Emotionally, a cancer diagnosis can make people feel they have been hit by a train, creating anger, resentment (why me?) and in this state they are probably not going to make rational decisions. This takes me back to listening. You have to admire people who face up to life of a few months.
What helped me cope with my illness was the courage and dignity of my parents who’d had cancer, and several family members, including two cousins, who died of cancer at age 48, the same age at which my mother died. Seeing this courage gave me a little voice in the back of my head telling me not to let the side down if my turn came.
First cancer case
My first case of dealing with a client with cancer was before my own diagnosis. My call to the client was about his paid-up executive pension plans but within one minute he told me he’d had most of a brain tumour removed.
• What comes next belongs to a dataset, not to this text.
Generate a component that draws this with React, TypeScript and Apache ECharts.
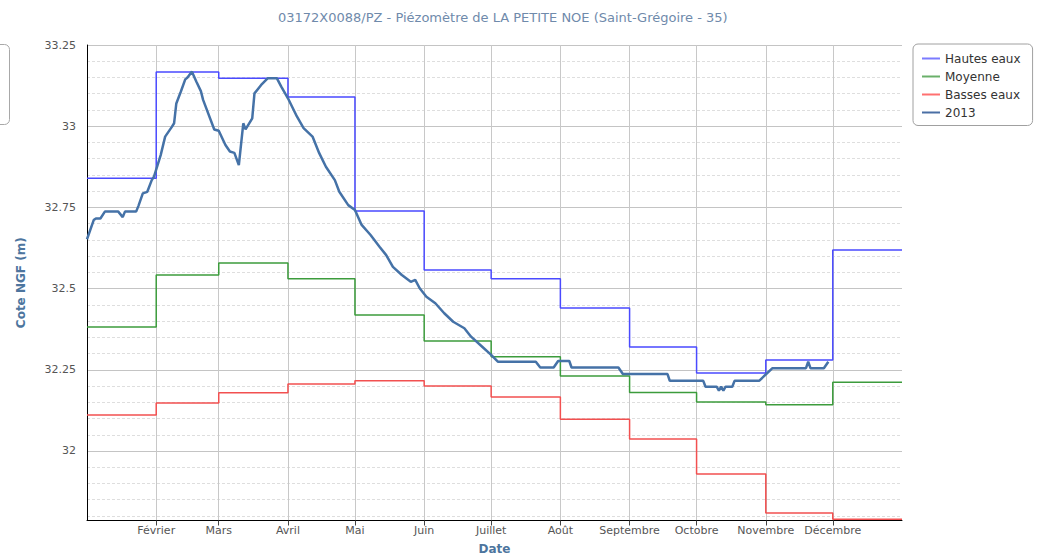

I asked: ‘How long have you got?’ I told him he didn’t have to say if he didn’t want to. His answer, that 50% of people with the same condition die within 12-18 months, was direct and delivered without emotion.
In his early 40s, the idea of an annuity and tax-free cash seemed ridiculous at best and obscene at worst. But getting the funds paid out to him in cash took much longer than planned. Even then it only happened after wresting control of the file from an efficient administrator.
Vulnerable clients
People with cancer are vulnerable. Alarm bells would ring if I felt they did not understand what I was saying, and in my approach to vulnerable clients I freely admit to paranoia. Fortunately, the choice I offer to clients is simple: Do you want your money tied up in a pension or in cash in your bank account?
My biggest worry? I hope some smart arse doesn’t try to turn this into a wheeze for getting pensions paid out in cash and tax-free.